Green groups were quick to denounce the Vision for its shortsightedness. For example, Birdlife Europe warned that it “largely maintains the status quo,” maintaining that it “fails to propose concrete policy actions to tackle the ongoing climate, biodiversity, and social crises”. Likewise, the European Environmental Bureau said the announced plans lack vision and fall “well short” of the bold measures agreed in the strategic dialogue, of which both NGOs were participants.
Meanwhile, industry group FoodDrinkEurope, representing the European food and drink industry, said the roadmap “falls short where it matters most” – namely, that it remains “overwhelmingly focused on farming, offering little in the way of concrete measures to support Europe’s food and drink enterprises”. Likewise, the European Consumer Organisation BEUC said the Vision was a “missed opportunity” to bring the EU closer to consumers.
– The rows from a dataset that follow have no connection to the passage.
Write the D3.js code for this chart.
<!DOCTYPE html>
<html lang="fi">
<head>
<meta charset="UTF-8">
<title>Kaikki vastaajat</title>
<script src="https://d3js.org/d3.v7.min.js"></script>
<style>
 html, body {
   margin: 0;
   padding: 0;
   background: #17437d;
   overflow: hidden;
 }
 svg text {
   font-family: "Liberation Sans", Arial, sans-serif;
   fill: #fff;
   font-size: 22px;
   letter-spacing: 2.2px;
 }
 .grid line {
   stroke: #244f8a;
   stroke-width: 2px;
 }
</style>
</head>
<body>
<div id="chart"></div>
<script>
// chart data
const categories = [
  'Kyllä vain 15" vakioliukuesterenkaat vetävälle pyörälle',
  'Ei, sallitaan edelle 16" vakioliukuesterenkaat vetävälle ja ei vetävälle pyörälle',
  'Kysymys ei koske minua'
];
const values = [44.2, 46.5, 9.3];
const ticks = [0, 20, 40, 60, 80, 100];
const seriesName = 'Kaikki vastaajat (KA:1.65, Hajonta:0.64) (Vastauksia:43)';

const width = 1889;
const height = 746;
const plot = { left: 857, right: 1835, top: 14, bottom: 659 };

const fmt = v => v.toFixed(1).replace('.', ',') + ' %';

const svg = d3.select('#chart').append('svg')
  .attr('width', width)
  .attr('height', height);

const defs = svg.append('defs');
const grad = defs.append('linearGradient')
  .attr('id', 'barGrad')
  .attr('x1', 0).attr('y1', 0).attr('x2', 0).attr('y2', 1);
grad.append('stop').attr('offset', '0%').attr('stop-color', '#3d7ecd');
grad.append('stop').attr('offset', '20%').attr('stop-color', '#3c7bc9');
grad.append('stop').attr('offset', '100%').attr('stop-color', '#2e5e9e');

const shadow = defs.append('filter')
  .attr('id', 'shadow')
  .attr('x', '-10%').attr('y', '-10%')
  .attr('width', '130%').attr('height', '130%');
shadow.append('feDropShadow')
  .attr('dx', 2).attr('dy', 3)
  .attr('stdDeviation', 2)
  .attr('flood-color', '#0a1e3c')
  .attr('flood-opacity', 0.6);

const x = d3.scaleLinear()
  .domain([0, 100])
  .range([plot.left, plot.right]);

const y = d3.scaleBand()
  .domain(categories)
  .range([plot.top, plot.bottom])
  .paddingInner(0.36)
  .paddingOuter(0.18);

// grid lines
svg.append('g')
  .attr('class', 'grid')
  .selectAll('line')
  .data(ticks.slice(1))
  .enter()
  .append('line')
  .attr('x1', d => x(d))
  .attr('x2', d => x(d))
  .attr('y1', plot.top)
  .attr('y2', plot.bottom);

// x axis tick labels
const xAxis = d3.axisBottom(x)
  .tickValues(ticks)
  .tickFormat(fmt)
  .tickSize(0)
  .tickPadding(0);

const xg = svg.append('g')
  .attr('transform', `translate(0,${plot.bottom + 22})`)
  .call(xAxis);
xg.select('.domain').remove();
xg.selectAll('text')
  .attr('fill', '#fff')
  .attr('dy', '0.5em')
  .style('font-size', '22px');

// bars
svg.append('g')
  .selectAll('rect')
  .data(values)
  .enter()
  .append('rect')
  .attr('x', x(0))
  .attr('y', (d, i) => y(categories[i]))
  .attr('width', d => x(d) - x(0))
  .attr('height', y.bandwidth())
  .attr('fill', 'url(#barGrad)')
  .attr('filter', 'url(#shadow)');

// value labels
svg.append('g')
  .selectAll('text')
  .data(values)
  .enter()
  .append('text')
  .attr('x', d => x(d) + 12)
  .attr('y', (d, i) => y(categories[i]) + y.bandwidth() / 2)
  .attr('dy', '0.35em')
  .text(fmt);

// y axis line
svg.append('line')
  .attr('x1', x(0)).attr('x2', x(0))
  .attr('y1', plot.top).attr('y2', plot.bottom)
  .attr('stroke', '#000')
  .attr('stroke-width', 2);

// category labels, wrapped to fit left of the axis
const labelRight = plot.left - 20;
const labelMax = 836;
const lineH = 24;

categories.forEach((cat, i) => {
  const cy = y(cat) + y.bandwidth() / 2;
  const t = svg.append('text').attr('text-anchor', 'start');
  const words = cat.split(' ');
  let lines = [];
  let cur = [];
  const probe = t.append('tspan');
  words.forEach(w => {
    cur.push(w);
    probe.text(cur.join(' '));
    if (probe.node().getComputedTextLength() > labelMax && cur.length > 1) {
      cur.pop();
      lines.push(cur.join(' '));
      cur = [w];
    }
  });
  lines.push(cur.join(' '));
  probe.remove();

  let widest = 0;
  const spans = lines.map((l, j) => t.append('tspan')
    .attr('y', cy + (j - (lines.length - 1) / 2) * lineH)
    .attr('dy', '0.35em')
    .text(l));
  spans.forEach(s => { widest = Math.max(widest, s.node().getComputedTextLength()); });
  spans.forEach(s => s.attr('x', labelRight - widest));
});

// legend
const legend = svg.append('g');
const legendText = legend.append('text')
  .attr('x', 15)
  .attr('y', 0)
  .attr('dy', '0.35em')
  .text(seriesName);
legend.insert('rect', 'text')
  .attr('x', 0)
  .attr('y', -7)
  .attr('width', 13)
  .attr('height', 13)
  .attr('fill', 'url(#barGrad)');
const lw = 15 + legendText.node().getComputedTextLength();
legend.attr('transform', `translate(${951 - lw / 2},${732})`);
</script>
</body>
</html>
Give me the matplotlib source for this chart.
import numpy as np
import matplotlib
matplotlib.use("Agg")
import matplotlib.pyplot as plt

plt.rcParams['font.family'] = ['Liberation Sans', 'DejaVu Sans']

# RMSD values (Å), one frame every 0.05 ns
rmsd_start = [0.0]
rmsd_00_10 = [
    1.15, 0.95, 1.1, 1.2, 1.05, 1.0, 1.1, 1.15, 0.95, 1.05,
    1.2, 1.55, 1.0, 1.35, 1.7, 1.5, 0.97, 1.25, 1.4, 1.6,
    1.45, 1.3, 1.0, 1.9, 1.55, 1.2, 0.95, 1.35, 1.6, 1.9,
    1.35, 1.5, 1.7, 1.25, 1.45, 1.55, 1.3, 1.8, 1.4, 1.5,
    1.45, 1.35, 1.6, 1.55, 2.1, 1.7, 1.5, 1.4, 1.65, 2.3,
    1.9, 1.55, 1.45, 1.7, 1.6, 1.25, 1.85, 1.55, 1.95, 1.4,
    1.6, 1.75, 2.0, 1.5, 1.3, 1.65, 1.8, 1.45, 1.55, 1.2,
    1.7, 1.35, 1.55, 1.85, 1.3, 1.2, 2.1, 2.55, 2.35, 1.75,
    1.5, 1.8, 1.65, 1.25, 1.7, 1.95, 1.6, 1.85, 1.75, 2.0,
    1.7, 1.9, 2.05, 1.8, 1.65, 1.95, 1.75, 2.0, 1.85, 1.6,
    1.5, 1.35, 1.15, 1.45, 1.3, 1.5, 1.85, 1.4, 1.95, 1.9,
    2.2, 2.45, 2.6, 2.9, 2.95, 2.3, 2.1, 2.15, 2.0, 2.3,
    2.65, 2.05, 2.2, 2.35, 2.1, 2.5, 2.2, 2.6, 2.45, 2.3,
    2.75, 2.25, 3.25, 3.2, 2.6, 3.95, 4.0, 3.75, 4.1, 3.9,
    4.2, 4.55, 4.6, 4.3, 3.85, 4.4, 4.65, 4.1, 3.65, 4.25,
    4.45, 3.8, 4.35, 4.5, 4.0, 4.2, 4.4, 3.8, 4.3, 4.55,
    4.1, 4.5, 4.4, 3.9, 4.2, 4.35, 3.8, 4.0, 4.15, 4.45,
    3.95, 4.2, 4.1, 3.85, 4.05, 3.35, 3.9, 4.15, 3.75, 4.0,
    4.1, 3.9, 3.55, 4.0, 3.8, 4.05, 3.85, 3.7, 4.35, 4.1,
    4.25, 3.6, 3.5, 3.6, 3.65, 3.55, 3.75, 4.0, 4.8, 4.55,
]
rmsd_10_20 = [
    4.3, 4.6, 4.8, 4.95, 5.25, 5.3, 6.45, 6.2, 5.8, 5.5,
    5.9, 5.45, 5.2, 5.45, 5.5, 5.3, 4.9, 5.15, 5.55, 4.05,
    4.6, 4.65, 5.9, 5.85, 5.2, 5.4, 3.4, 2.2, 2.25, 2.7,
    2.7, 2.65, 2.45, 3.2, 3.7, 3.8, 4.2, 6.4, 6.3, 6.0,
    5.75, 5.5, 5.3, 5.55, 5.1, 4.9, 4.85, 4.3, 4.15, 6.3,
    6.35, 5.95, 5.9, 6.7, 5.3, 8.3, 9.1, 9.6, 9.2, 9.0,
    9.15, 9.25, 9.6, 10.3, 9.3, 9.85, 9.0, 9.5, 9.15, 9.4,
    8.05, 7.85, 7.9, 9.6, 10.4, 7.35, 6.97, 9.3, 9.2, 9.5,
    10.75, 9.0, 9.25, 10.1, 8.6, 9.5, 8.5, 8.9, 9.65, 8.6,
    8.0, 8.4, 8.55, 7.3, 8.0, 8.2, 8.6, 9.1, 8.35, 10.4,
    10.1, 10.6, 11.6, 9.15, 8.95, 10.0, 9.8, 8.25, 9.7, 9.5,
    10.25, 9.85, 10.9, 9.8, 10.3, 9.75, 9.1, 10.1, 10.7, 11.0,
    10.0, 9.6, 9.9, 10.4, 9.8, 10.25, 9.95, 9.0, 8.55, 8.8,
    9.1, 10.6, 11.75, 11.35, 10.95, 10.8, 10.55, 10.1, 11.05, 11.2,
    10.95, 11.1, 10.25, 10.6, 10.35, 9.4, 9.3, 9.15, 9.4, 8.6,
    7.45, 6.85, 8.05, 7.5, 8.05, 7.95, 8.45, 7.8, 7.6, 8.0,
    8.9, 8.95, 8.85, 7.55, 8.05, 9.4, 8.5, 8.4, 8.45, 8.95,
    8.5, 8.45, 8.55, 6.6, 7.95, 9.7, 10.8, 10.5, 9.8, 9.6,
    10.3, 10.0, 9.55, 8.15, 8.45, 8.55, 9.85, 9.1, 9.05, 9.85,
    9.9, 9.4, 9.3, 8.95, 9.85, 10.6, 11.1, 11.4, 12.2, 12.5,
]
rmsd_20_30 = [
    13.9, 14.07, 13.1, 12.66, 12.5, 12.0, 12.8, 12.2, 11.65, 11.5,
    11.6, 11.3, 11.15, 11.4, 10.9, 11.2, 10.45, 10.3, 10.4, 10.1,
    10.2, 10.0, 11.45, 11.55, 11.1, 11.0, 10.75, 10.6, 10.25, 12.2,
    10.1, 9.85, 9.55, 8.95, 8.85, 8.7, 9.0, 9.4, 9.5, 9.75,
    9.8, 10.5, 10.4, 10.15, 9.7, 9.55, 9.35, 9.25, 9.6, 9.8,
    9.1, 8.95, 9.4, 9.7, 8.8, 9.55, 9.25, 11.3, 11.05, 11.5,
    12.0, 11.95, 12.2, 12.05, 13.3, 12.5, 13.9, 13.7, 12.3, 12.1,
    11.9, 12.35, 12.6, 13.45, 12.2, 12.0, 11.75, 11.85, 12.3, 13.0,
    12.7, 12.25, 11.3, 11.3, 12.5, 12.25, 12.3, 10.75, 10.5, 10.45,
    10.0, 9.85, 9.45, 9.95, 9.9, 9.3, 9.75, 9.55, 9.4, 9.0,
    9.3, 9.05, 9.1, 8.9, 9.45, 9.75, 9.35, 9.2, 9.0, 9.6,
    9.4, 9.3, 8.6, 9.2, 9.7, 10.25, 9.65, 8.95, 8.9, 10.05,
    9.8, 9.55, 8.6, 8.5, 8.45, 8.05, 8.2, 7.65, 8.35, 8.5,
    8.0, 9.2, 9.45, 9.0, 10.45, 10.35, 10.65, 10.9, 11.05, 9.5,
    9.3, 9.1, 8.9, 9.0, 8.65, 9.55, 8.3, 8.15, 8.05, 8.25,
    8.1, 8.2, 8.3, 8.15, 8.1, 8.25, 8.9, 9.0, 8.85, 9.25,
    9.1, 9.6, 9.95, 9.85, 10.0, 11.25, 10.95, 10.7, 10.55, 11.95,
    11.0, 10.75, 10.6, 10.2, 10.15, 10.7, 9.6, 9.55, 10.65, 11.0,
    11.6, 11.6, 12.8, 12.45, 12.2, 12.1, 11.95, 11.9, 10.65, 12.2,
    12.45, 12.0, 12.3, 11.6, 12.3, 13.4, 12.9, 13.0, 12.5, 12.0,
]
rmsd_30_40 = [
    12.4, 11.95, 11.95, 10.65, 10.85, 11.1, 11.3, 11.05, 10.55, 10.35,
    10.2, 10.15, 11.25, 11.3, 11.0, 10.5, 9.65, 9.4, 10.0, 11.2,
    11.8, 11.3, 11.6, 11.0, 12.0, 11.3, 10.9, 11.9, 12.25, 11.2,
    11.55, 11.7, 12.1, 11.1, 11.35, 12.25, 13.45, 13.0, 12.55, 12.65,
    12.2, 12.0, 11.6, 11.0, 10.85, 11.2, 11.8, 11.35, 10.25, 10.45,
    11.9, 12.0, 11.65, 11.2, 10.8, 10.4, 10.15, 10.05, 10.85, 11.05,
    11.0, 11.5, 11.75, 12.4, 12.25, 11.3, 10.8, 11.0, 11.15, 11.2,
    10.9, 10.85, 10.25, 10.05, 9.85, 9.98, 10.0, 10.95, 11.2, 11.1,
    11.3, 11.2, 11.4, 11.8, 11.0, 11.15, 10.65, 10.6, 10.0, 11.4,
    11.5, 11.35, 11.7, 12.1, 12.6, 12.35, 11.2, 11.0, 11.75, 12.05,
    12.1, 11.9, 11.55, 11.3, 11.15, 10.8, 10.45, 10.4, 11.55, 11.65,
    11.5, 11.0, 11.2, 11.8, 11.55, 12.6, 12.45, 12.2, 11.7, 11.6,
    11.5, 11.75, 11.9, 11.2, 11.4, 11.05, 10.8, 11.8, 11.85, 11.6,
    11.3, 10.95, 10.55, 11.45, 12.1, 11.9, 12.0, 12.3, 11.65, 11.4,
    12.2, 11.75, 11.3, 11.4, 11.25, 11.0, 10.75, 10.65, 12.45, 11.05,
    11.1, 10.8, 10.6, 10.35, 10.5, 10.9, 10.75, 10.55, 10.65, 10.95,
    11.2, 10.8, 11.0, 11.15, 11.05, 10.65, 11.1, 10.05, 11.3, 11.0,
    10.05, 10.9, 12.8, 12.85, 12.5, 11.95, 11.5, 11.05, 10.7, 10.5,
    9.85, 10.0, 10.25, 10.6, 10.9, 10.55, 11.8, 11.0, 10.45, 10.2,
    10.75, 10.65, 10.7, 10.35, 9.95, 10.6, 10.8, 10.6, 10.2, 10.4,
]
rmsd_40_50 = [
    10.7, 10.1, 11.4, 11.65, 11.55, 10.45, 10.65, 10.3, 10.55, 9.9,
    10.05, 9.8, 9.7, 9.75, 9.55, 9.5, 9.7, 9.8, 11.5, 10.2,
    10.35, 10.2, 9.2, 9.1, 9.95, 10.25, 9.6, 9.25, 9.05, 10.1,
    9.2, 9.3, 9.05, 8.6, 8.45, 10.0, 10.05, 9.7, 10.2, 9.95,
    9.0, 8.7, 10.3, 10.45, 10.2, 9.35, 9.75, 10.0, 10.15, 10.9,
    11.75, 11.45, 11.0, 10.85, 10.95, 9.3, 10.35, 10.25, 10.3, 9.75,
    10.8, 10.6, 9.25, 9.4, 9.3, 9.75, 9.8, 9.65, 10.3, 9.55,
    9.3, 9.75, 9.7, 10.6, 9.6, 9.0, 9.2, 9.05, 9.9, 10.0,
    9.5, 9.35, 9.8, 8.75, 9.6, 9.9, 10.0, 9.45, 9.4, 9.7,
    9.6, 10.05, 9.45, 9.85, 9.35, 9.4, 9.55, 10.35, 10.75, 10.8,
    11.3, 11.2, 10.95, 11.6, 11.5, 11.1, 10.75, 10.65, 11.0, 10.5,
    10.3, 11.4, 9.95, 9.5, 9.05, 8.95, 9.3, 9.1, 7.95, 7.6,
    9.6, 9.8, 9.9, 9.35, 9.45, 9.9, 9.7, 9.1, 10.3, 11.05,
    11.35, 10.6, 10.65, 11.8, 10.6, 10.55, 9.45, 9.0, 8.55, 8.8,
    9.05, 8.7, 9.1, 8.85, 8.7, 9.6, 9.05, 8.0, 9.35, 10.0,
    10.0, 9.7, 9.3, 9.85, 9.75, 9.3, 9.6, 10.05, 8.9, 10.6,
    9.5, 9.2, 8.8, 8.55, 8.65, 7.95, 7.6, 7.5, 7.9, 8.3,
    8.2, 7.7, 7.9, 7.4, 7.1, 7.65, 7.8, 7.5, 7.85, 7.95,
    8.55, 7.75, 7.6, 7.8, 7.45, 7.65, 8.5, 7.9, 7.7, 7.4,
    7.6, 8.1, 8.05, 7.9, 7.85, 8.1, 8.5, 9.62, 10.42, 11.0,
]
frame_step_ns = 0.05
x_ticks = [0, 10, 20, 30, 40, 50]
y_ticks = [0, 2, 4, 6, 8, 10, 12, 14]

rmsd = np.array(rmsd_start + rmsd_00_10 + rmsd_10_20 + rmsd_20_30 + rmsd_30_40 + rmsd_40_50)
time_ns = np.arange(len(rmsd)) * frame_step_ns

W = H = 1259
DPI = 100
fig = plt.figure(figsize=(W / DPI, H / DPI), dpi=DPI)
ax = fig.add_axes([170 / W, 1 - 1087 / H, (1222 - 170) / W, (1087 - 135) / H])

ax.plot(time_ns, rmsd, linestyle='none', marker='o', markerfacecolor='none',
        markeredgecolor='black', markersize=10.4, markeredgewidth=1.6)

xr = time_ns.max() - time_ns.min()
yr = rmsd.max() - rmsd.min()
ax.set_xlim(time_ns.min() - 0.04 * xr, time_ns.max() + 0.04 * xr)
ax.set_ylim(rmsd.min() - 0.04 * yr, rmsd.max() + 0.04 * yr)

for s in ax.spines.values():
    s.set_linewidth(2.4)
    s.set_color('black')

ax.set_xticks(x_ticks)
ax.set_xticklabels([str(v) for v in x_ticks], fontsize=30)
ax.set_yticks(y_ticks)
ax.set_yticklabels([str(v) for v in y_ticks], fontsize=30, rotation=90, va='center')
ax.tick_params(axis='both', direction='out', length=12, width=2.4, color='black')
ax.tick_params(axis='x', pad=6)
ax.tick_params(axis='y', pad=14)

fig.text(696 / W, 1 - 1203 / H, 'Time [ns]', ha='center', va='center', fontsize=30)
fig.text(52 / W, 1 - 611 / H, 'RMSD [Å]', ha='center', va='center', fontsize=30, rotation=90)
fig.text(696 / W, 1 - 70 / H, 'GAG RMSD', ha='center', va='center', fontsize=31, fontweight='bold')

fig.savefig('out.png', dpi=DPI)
What does this mean for the future of agricultural policy?
The first thing to note is that this Vision officially closes the Farm to Fork chapter for the agrifood sector. Asked during a press conference at the launch of the Vision whether this sounds the death knell for the green policy, the EU’s agriculture Commissioner said that the way of working has “clearly changed towards those reductions that are needed”, stressing the need to “depolarise” the debate. Translation: agrifood policy is in newer, but not necessarily greener, pastures.
Alongside the publication of the Vision, the Commission is turning the strategic dialogue group into a permanent advisory body called the European Board on Agriculture and Food (EBAF). The board is charged with providing high-level advice to the Commission on work following the report and helping to develop the Vision.
The hope is to sustain a “new culture of dialogue, trust and multi-stakeholder participation” among the actors of the food supply chain and civil society, as well as with the Commission. The EBAF has already had its first meeting, and will continue to regularly meet over the course of this next 5-year political cycle.
The way that the Commission enacts this new policy blueprint will have far-reaching consequences for the future of the sector. Not only could decisions impact how farmers view the EU, they could also affect whether the bloc meets its environmental targets and test the tentative trust the Commission has tried so hard to cultivate with the agrifood community, particularly in the aftermath of the Mercosur trade deal.
Going forward, the Vision will be a litmus test for the success of the strategic dialogue and whether that is a policy tool that can be leveraged elsewhere in the Commission. The Commission has already announced similar dialogues in other sectors, signalling that this could be an important tool for policy making in the future, and that means it is worth paying attention to the way this process unfolds.